Healthcare Industry Rates Lowest in Cybersecurity, Report Finds

May 30, 2014
Of the four critical industries within the Standard & Poor's 500 stock index, healthcare and pharmaceuticals rates lowest when it comes to cybersecurity, according to recent analysis by BitSight Technologies, a Cambridge, Mass.-based security rankings provider.

Of the four critical industries within the Standard & Poor's 500 stock index, healthcare and pharmaceuticals rates lowest when it comes to cybersecurity, according to recent analysis by BitSight Technologies, a Cambridge, Mass.-based security rankings provider.

The report examines the security performance in the finance, retail, utilities, and healthcare and pharmaceutical industries from April 1, 2013 through March 31, 2014. Industry ratings were calculated by using a simple average of the security ratings of companies in that sector.
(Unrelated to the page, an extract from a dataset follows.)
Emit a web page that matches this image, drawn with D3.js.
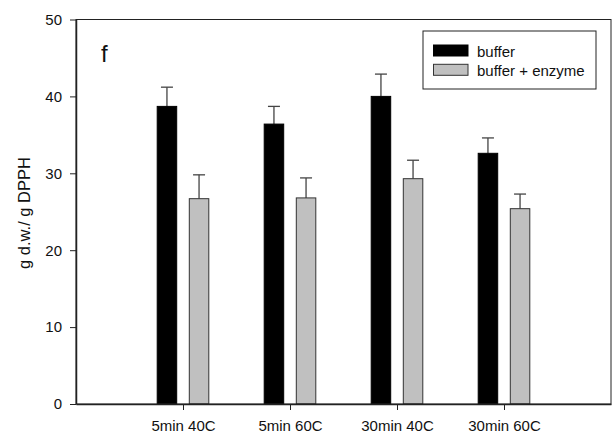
<!DOCTYPE html>
<html>
<head>
<meta charset="utf-8">
<script src="https://cdn.jsdelivr.net/npm/d3@7"></script>
<style>
  body { margin: 0; background: #fff; }
  svg { display: block; font-family: "Liberation Sans", Arial, sans-serif; }
</style>
</head>
<body>
<svg id="chart"></svg>
<script>
// treatments along the x axis
const categories = ['5min 40C', '5min 60C', '30min 40C', '30min 60C'];
const series = ['buffer', 'buffer + enzyme'];
const bufferMean = [38.7, 36.4, 40.0, 32.6];
const bufferErr = [2.5, 2.3, 2.9, 2.0];
const enzymeMean = [26.7, 26.8, 29.3, 25.4];
const enzymeErr = [3.1, 2.6, 2.4, 1.9];
const yTicks = [0, 10, 20, 30, 40, 50];

const colors = ['#000000', '#c0c0c0'];

const width = 612, height = 437;
const margin = { top: 19.5, right: 1, bottom: 33, left: 76 };
const innerW = width - margin.left - margin.right;
const innerH = height - margin.top - margin.bottom;

const svg = d3.select('#chart').attr('width', width).attr('height', height);
const chart = svg.append('g').attr('transform', `translate(${margin.left}, ${margin.top})`);

// categories sit at 1..4 on a 0..5 scale, like the original plot
const xscale = d3.scaleLinear().domain([0, categories.length + 1]).range([0, innerW]);
const yscale = d3.scaleLinear().domain([0, 50]).range([innerH, 0]);

const barW = 19.5, offset = 6.3;

const data = [];
categories.forEach((c, i) => {
    data.push({ cat: c, i: i, s: 0, value: bufferMean[i], err: bufferErr[i] });
    data.push({ cat: c, i: i, s: 1, value: enzymeMean[i], err: enzymeErr[i] });
});
const barX = d => d.s === 0 ? xscale(d.i + 1) - offset - barW : xscale(d.i + 1) + offset;

// error bars (drawn first so the bar covers the lower half)
const eb = chart.selectAll('.err').data(data).join('g').attr('class', 'err')
    .attr('stroke', '#444').attr('stroke-width', 1.3);
eb.append('line')
    .attr('x1', d => barX(d) + barW / 2).attr('x2', d => barX(d) + barW / 2)
    .attr('y1', d => yscale(d.value)).attr('y2', d => yscale(d.value + d.err));
eb.append('line')
    .attr('x1', d => barX(d) + barW / 2 - 6).attr('x2', d => barX(d) + barW / 2 + 6)
    .attr('y1', d => yscale(d.value + d.err)).attr('y2', d => yscale(d.value + d.err));

chart.selectAll('rect.bar').data(data).join('rect').attr('class', 'bar')
    .attr('x', d => barX(d))
    .attr('y', d => yscale(d.value))
    .attr('width', barW)
    .attr('height', d => innerH - yscale(d.value))
    .attr('fill', d => colors[d.s])
    .attr('stroke', d => d.s === 0 ? '#000' : '#333')
    .attr('stroke-width', 1);

// frame
chart.append('rect').attr('width', innerW).attr('height', innerH)
    .attr('fill', 'none').attr('stroke', '#222').attr('stroke-width', 1);

const yaxis = d3.axisLeft(yscale).tickValues(yTicks).tickSize(6).tickPadding(8).tickSizeOuter(0);
const xaxis = d3.axisBottom(xscale).tickValues(categories.map((c, i) => i + 1))
    .tickFormat(v => categories[v - 1]).tickSize(6).tickPadding(10).tickSizeOuter(0);

const yg = chart.append('g').call(yaxis);
const xg = chart.append('g').attr('transform', `translate(0, ${innerH})`).call(xaxis);
[yg, xg].forEach(g => {
    g.select('.domain').attr('stroke', '#222').attr('stroke-width', 1.5);
    g.selectAll('.tick line').attr('stroke', '#222');
    g.selectAll('.tick text').attr('font-size', 15).attr('fill', '#111')
        .attr('font-family', '"Liberation Sans", Arial, sans-serif');
});

// y axis title
svg.append('text')
    .attr('transform', `translate(29.5, 213) rotate(-90)`)
    .attr('text-anchor', 'middle')
    .attr('font-size', 16.5).attr('fill', '#111')
    .text('g d.w./ g DPPH');

// panel letter
chart.append('text').attr('x', 25).attr('y', 42)
    .attr('font-size', 24).attr('fill', '#111').text('f');

// legend
const legend = svg.append('g').attr('transform', 'translate(423, 31)');
legend.append('rect').attr('width', 173).attr('height', 58)
    .attr('fill', '#fff').attr('stroke', '#222').attr('stroke-width', 1);
series.forEach((s, i) => {
    const row = legend.append('g').attr('transform', `translate(10.5, ${14 + i * 19.3})`);
    row.append('rect').attr('width', 34.5).attr('height', 11)
        .attr('fill', colors[i]).attr('stroke', i === 0 ? '#000' : '#333');
    row.append('text').attr('x', 43.5).attr('y', 11.5)
        .attr('font-size', 15).attr('fill', '#111').text(s);
});
</script>
</body>
</html>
It was found that the healthcare and pharmaceutical industry experienced the largest increase in the number of security incidents over the observation time. At approximately 5.3 days, the healthcare and pharmaceutical industry also experienced the longest average event duration, meaning the number of days taken to fix security issues. Retail and utilities took approximately 4.2 days, and finance took approximately 3.75 days.

According to the report, the healthcare sector has many of the same characteristics as the retail sector, including a high volume of security incidents and slow response times. While its security rating has increased over the last three quarters, there is still ample room for improvement, the report concluded.

"In our recent assessment of medical devices used in clinics and hospitals around the country, weak encryption, lack of key management, poor authentication and authorization protocols and insecure communications were all common findings," Chandu Ketkar, technical manager at the N.Y.-based Cigital, said in a statement regarding the report. "These gaps in security can lead to a compromise in data confidentiality and integrity. When sensitive data is compromised, it can not only create risks for patients, but also expose healthcare providers and device manufacturers to regulatory and business risks."